Several issues, here. In the first place, I tend to think our obsession with national politics is a form of abstraction. In other words, our personal lives, and our local communities, can feel small, hard, or insignificant—so we detach from them and attach to something that seems bigger, both to avoid what seems difficult about the personal and the local, and also to (we think) somehow give our lives a grander meaning. That’s not to say that national politics aren’t important. They are—and immensely so. It’s just to say that it’s not truly where most of us live, and our attention to it is vastly disproportionate to its real impact on our lives. I’m also a big believer in the aphorism: “No news is no news.” We don’t yet know how yesterday’s important news will lead to any possible future news, and so there’s no use in catastrophizing about the various potential outcomes. In both cases, all we can really do is deal with what’s in our remit, today, which involves preparation for whatever future may come (which always winds up looking at least a little bit different than what we fear or imagine).

So—what can we do? I think the best way we can prepare for whatever future may come is to build churches capable of forming us as citizens of the alternative reality we call the “kingdom of God.” In other words, the best thing I can do in the face of an uncertain future is help form a people who will live, not according to any of the particular ideologies that currently dominate the idiosyncratic political discourse of our peculiar moment, but who will live according to the ideals of the new future Jesus is inaugurating—no matter what the outcome of an election.

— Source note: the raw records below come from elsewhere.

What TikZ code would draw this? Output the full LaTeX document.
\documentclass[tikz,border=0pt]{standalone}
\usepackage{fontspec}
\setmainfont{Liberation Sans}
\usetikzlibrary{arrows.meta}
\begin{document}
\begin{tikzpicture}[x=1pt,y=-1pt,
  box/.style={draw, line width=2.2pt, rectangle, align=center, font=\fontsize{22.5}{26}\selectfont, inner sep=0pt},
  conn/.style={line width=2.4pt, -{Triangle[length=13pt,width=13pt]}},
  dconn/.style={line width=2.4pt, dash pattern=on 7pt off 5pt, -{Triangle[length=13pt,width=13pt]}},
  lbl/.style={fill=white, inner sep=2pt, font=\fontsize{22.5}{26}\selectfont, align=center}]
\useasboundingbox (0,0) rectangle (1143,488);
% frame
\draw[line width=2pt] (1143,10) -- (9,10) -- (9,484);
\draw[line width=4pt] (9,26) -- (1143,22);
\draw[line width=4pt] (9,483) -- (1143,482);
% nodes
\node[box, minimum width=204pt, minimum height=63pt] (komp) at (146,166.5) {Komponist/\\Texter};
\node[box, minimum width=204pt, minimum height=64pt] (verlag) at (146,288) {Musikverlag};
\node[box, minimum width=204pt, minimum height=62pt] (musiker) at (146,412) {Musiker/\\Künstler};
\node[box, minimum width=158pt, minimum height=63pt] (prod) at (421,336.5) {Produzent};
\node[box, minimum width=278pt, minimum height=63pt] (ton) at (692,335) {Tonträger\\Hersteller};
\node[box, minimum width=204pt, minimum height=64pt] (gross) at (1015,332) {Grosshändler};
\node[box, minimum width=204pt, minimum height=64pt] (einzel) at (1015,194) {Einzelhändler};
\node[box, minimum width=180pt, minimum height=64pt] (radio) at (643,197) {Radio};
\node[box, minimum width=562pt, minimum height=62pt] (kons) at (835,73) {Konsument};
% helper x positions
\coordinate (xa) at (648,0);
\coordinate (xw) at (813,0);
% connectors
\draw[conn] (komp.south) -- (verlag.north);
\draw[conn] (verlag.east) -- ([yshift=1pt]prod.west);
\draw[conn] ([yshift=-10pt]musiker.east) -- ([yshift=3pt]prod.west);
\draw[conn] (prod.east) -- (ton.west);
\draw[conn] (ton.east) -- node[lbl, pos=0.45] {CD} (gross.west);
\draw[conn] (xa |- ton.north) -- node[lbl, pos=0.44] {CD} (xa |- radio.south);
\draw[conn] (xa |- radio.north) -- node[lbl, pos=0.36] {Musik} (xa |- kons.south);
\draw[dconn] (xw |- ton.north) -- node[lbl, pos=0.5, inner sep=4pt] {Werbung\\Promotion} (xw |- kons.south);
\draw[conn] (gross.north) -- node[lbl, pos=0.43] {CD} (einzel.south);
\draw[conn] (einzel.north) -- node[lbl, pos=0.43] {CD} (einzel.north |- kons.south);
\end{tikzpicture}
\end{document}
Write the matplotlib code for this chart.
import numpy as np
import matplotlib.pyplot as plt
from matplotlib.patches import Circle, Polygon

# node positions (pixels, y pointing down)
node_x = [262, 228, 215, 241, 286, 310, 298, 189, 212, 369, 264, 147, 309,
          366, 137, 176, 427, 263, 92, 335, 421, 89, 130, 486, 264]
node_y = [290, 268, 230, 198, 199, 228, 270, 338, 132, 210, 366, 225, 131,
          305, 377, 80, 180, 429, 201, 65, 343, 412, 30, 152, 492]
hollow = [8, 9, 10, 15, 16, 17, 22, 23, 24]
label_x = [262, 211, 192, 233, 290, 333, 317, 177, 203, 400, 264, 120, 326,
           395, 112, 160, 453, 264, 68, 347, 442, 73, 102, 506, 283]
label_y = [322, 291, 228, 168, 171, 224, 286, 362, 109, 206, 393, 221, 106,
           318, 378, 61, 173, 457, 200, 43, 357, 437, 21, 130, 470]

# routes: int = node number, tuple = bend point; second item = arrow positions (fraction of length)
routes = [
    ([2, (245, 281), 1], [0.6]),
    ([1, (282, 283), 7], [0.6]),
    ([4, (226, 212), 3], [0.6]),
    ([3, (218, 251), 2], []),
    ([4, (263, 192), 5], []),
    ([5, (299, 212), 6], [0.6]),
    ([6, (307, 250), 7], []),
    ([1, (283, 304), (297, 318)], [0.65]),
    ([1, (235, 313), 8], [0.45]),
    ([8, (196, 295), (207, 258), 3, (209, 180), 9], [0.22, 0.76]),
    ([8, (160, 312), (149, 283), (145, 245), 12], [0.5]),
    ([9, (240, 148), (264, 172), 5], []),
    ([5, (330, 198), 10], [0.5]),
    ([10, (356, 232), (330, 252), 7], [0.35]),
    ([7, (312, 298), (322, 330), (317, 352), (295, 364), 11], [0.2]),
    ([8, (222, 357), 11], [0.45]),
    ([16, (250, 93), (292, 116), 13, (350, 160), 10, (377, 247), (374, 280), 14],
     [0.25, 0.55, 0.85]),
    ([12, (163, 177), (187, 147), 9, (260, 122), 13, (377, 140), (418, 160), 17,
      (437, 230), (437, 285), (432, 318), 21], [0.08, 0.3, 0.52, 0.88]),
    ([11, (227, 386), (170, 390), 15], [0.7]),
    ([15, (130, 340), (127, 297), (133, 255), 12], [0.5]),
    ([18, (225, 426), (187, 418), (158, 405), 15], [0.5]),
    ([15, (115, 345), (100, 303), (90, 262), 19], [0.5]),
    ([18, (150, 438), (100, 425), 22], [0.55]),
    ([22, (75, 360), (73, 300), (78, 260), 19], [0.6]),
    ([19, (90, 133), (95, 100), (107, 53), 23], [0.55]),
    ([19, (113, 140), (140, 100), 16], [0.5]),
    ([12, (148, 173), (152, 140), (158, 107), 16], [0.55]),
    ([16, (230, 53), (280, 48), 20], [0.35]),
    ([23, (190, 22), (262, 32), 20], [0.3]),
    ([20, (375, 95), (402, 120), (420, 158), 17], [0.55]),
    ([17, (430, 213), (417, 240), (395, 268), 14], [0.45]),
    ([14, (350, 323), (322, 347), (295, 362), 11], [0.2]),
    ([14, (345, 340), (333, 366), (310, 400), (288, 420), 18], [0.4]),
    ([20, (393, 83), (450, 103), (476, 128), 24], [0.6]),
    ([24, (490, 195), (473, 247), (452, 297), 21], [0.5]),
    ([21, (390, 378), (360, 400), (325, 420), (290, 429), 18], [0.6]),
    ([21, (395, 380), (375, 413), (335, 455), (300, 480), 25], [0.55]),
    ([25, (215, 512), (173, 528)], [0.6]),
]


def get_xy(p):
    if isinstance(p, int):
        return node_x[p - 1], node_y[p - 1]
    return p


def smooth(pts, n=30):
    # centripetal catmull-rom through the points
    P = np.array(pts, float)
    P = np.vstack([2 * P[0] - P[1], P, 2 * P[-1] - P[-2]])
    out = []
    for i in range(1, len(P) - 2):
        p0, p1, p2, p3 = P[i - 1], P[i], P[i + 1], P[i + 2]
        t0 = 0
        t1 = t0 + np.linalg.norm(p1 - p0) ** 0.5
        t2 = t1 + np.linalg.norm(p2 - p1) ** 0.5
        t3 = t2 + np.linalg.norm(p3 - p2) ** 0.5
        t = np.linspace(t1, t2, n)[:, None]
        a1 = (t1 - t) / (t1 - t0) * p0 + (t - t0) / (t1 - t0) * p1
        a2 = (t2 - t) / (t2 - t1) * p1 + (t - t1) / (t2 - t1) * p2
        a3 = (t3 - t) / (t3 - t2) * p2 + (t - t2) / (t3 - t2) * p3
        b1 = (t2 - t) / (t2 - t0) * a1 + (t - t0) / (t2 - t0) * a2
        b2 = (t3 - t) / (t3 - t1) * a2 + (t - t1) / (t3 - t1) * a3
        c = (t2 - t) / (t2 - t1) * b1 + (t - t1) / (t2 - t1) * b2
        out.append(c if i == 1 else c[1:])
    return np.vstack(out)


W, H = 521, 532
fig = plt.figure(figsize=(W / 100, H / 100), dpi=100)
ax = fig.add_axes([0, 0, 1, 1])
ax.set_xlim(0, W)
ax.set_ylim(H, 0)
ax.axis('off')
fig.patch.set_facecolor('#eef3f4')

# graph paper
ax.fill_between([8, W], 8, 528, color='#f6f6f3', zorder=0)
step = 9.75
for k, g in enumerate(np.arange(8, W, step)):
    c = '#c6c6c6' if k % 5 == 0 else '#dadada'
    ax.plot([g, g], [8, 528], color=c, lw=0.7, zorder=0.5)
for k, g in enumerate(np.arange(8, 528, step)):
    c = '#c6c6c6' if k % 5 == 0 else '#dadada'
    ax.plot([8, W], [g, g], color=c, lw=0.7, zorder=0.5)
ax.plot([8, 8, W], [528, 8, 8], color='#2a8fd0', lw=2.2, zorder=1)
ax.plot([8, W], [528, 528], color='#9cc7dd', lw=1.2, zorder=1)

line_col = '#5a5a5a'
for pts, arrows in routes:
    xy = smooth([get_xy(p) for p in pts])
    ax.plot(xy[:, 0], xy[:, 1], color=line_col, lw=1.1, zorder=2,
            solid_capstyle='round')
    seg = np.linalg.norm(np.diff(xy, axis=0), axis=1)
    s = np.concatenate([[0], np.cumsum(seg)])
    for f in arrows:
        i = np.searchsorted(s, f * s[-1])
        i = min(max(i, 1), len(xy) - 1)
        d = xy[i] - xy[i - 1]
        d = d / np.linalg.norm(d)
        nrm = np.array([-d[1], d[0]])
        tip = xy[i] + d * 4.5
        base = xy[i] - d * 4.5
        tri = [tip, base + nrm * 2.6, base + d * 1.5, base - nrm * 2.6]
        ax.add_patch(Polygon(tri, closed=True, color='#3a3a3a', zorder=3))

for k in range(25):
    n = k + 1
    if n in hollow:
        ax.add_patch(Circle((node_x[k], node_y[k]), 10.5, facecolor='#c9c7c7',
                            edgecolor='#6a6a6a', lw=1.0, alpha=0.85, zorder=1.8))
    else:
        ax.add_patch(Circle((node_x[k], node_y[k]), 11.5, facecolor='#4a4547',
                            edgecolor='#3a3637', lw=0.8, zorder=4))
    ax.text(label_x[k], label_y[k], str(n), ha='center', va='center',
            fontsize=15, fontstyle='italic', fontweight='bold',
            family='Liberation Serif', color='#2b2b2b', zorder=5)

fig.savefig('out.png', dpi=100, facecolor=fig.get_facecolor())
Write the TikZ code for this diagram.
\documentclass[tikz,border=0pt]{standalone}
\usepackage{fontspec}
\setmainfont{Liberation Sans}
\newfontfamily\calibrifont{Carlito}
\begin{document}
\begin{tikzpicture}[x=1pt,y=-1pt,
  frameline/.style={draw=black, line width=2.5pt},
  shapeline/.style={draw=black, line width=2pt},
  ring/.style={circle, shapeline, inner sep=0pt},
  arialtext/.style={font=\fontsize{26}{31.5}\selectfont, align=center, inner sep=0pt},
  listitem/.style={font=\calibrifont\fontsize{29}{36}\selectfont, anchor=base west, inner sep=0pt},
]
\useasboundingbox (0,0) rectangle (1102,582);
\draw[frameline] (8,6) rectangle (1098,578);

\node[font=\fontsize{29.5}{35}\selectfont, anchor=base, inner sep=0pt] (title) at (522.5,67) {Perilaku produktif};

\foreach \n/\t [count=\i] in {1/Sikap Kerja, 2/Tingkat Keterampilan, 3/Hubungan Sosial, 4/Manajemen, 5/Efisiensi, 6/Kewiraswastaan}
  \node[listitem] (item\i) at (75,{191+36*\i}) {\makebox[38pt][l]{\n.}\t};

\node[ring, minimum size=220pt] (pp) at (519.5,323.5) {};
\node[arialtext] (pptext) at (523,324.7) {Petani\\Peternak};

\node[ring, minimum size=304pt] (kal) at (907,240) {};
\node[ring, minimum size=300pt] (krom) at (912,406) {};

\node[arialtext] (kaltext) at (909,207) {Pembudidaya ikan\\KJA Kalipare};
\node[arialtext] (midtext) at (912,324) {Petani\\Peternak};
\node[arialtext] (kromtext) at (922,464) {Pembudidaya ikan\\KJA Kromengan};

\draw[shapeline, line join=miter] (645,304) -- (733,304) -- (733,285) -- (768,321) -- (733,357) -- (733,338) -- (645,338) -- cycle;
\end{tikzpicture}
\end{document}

I’ll say something that I hope you already know—neither candidate in the upcoming election has all the answers. And both candidates have serious flaws. Now, please don’t mishear that—this is not an argument for moral equivalency or relevancy. After all, I’m a moral theologian, it’s literally my job to provide a moral framework for, and help determine the moral weight of, our actions. But the reality is, at the end of the day, no matter who wins the election, it will be incumbent upon us as Christians to support them in some things, and challenge them in others. And we can only do that if we resist the temptation to align ourselves in relationship to either candidate—whether in favor of or in opposition to—rather than primarily centering and grounding ourselves in Jesus.

And that’s nowhere as easy as it sounds. For there are countless things forming us at all times—a lot of which we have already internalized—as followers of other leaders, as members of other communities, and as constituents of other “parties.” It takes a lot of work and courage and the support of strong communities in order to disentangle the various things that might align us with realities that pale in comparison to the world Jesus calls us to inhabit.

Which is just to say—we have our work cut out for us. But, unlike national politics—which many of us have very little impact over—this is work we can do. And I hope and pray that all those who read this today will take up this work in earnest in here—by first and foremost forming this community, and being formed ourselves, around the Gospel of Jesus Christ.